Jewellers in a fix over gold imports

The July-September period has not been an easy quarter for many publicly listed jewellers in India after the Reserve Bank of India (RBI) cracked the whip on burgeoning gold imports and sliding exports. According to industry sources, large jewellers are facing a severe inventory crunch and are left with stocks that would last only till the year-end. On the other side, jewellers’ debt is rising because now they have to pay the cost of gold upfront. Earlier, gold was available on lease.
“There is a severe inventory crunch, no doubt. Some jewellers work with a large inventory bank but others have been caught off-guard by RBI’s norms. They are facing more problems,” said an executive with a top jewellery firm.
Titan Co Ltd recently said it has only procured for gold requirement until November. Another jeweller, which did not wish to be named, said it had procured its requirement only until December. Almost all jewellers, including Tribhovandas Bhimji Zaveri Ltd, Gitanjali Gems Ltd and PC Jewellers Ltd, rely on imports for the jewellery they sell in the country and export to international markets. Titan has the licence to directly import up to 10 tons, but that is not the case with most others.
According to RBI’s norms, 80 per cent of the import has to be for domestic use, while 20 per cent is to be used for exports.

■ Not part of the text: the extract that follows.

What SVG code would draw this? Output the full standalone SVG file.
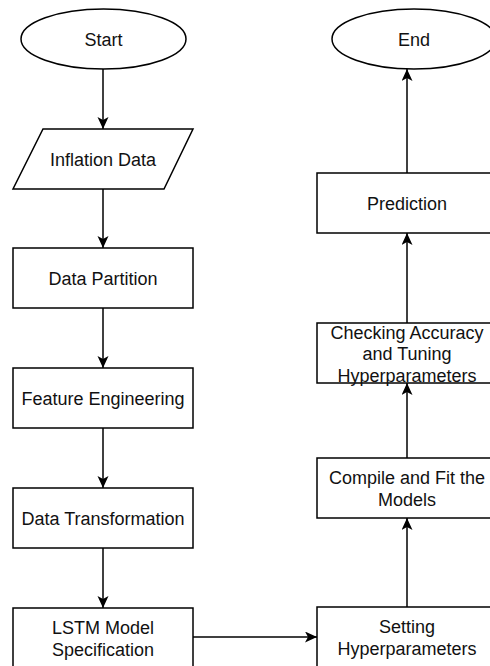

“The industry is facing several issues in the domestic market and 80:20 norm of the RBI makes it very difficult for domestic players to correlate with the international market, in addition to satisfying Indian demand, which is very high.. imports have comes down drastically,” said Haresh Soni, chairman of the All India Gems & Jewellery Trade Federation (GJF).
From June to October, total gold import was 125 tons, compared with 304 tons in April and May. GJF will write to the finance minister, urging a reduction in import duties, which is currently at 10 per cent, as it causes the grey market to ‘flourish’. It will also urge the minister to lift the restrictions on gold loans. According to experts, RBI will relax its norms within the next six months after the current account deficit is contained.
Rising debt
Not only has the procurement of gold requirement led to a tight situation, but it has also driven companies into major debt, especially after RBI said importers should make an upfront payment in cash for their imports. For instance, Titan, which started the year with zero debt, has ` 950 crore debt as of end-October. The company uses a little over 20 tons of gold in a year.

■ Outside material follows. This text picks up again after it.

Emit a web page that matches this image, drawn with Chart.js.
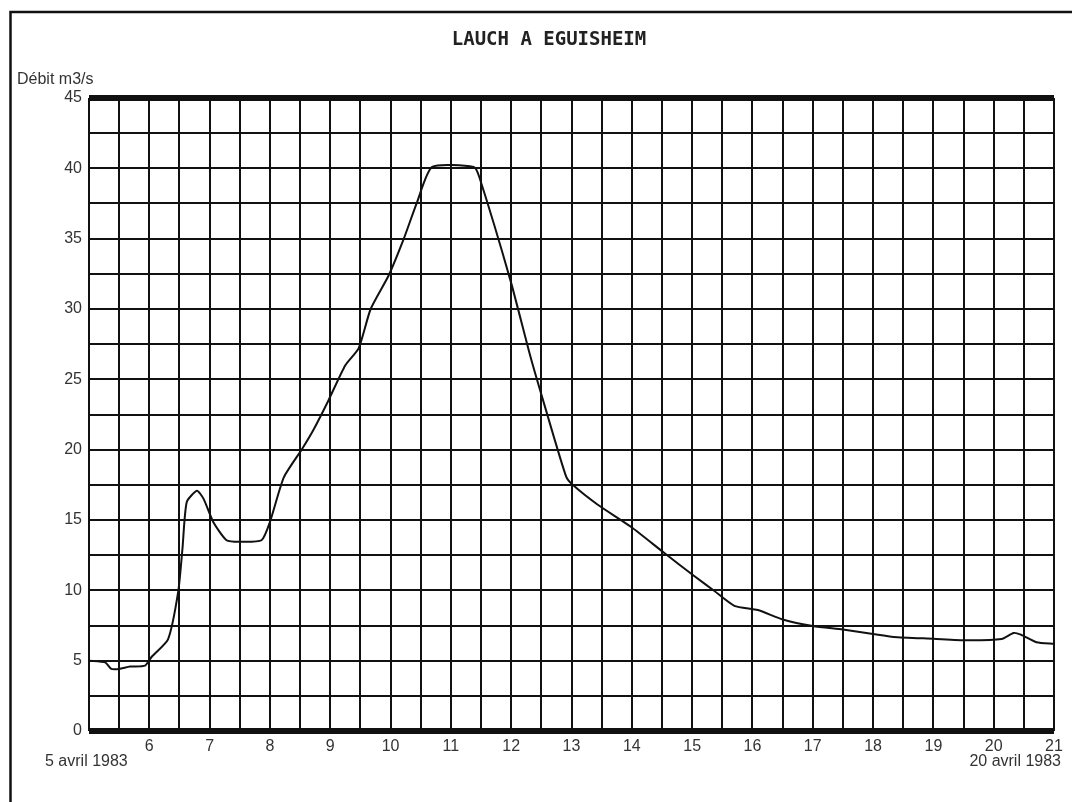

PC Jewellers’ balance sheet showed a 100 per cent increase in short-term borrowings to ` 438 crore at in September from ` 230 crore in March. Mumbai-based Tara Jewellers has seen a fall in net profit – from ` 24.4 crore in the September quarter last year to ` 22.7 crore this time. That the company has had to buy gold with upfront cash payment has increased the finance cost, leading to a fall in profit.
Tara Jewellers’ chairman and managing director Rajeev Sheth said: “In view of the stringent gold supply policy, the company is redirecting its approach for the domestic market.” The firm owns 50 stores; it is reviewing the policy of owning its retail stores.

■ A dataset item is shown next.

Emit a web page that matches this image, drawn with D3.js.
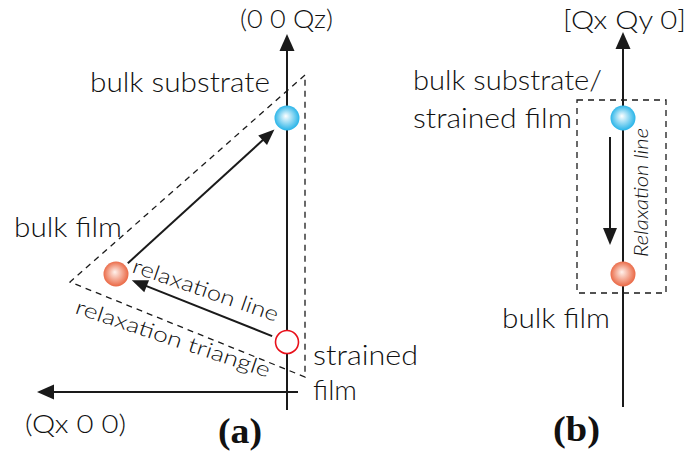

The high cost of importing the yellow metal has also resulted in a rise in illicit gold entering the country. Smaller, local jewellers procure the illicit material at seven-eight per cent lower rates and pass on the discount to their consumers. Analysts say bigger jewellers who buy some of their jewellery from third-party manufacturers may be actually selling some of this gold at their stores as they have no control over the gold procured by these third parties. According to GJF estimates, the purchase of the gold coins and bars dropped 80 per cent in the Diwali season, while that of jewellery fell 25-30 per cent, against the backdrop of lower prices by smaller jewellers and a general slowdown in discretionary spending.